The state of education
May 14th, 2012
I was reading an article on the New York times regarding the state of the student debt in America. The total debt has recently climbed past a trillion dollars with 94% of the students under debt. The cost of education has consistently increased as the federal and the state governments have cut funding. The colleges, used to a certain level of luxury, have an easy option in continuing to fund their business by increasing student fee. And this, I think, really is the problem. That education has become more of a business than it ever was. Colleges compete for students by dangling the carrot of superior facilities, both recreational and academic. Recreational include elaborate sporting facilities with the associated infrastructural and maintenance costs and academic include competing to hire 'star' faculty and building impressive auditorium and hi-tech classrooms. The trouble is that neither of these has anything to do with education. Sport facilities add to the name of the college but they hardly contribute to the skills required for getting a job after college. Star faculties are under such an immense pressure to produce research results that they have little time to care for education. And really, good sincere education has nothing to do with how many Nature publications a faculty has.
So as far as undergrad education in America is concerned, finally it's a lot of razzmatazz. Colleges do flashy stuff to entice students who take massive loans to go to these places. Colleges do the first disservice by not communicating, in real terms, the magnitude of the financial undertaking and the second disservice by not bothering to impart the skills which the market demands. Because for better or for worse, it's just that. That education is a business. There is a demand for each and every skill and if the supply overstrips the demand then a lot of people would find themselves out of luck. There was an associated article on Nytimes where experts suggested ways to combat the problem of the burgeoning student debt. I was surprised that nobody suggested regulating access to education or at least making it more answerable to the market realities. I would think that making it more difficult to get different kinds of education (with higher standards for example) when people have other choices is a better way than to tell them down the line that all the years they spent learning something isn't sufficient to get them a living. At that point there isn't only a lack of prospects but also, perhaps, a crushing sense of defeat and injustice. This disconnect between promise and reality is not restricted undergrad education either. I see it, much closer to my own experience, at the grad level too. The number of PhDs that are produced here (in non CS fields let's say) has little to do with the prospects that they have. Much has been said of the intense competition to grab the few faculty positions that are on offer every year. And perfectly smart people who could have contributed creatively to fields commensurate with their level of intelligence grind away competing against those who are either much smarter or those who have ground for yet longer.

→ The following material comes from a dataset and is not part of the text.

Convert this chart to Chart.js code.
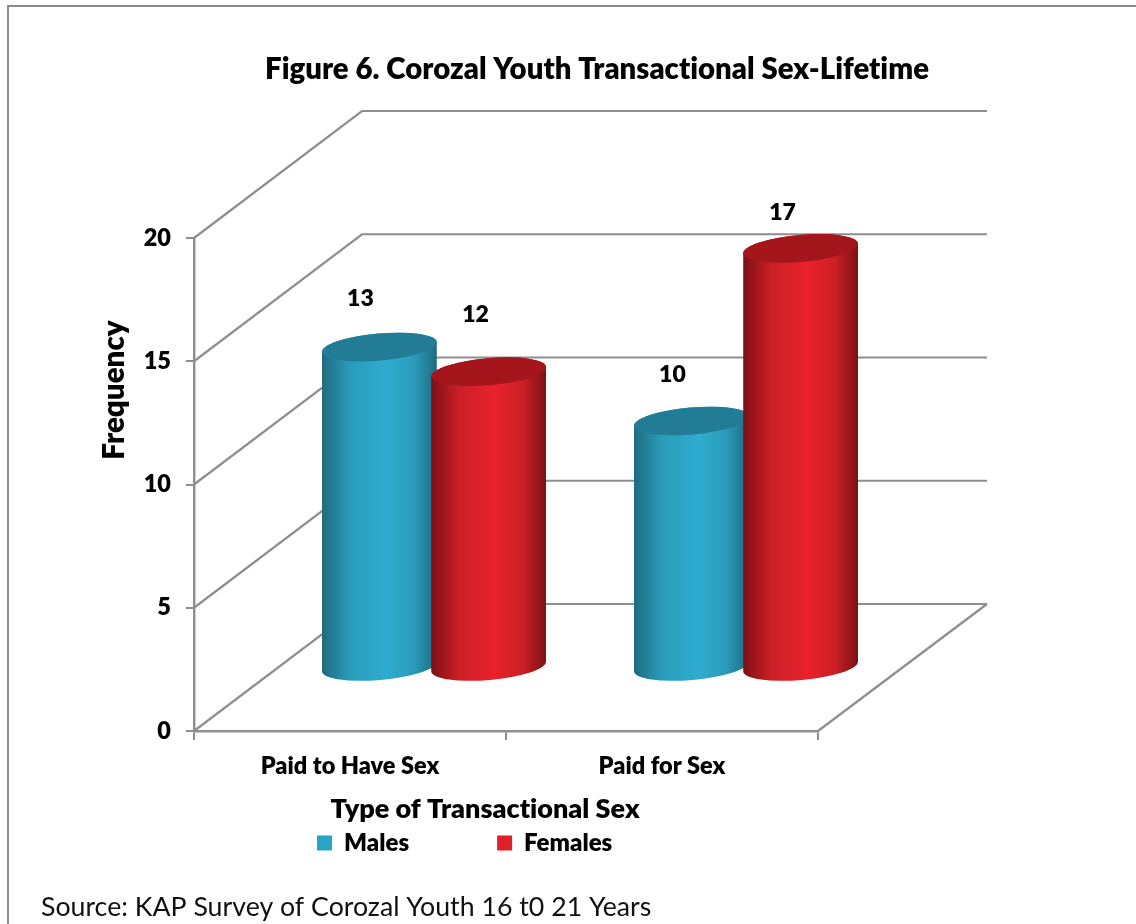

If at every educational stage the entrance is tough enough to account for the eventual prospects, it seems that people would in general be happier. Of course it would mean that colleges cannot post consistent fiscal growth percentages and cannot perhaps boast of high rankings in US News but that should not be the concern in the first place. In an ideal world a college should provide a student an education which opens his mind and introduces him to the joys of learning. In a non-ideal world such as ours, it should at the very least provide the students with the skills necessary to make a living better than what he could have made without them. I get reminded of a little essay by George Orwell where he points out one aspect of the ridiculous human condition. The introduction of machines should ideally have led to more leisure for everyone since we did not have to work as hard to produce as much. But we decided, instead, to reduce the workforce. The result was that some of us who had jobs were overworked and the rest of us were unemployed - everyone was miserable. This was obviously due to the fact that those who owned the machines wanted to make as much profit as they could. There isn't anything wrong with that. It's just the way it is and that's more or less what is happening to education. Those who have the means of providing education have chosen to maximize profits and the result is a highly skewed workforce. The workforce is such that those who 'make it', are forever looking over their shoulders. They are never really happy. On the other hand those who haven't made it are unsatisfied because they were promised much more than they received. Alas, this is what we have chosen, in every single aspect of our lives. To be unhappy and unsatisfied for vague notions of grandeur and simplistic received ideas of success.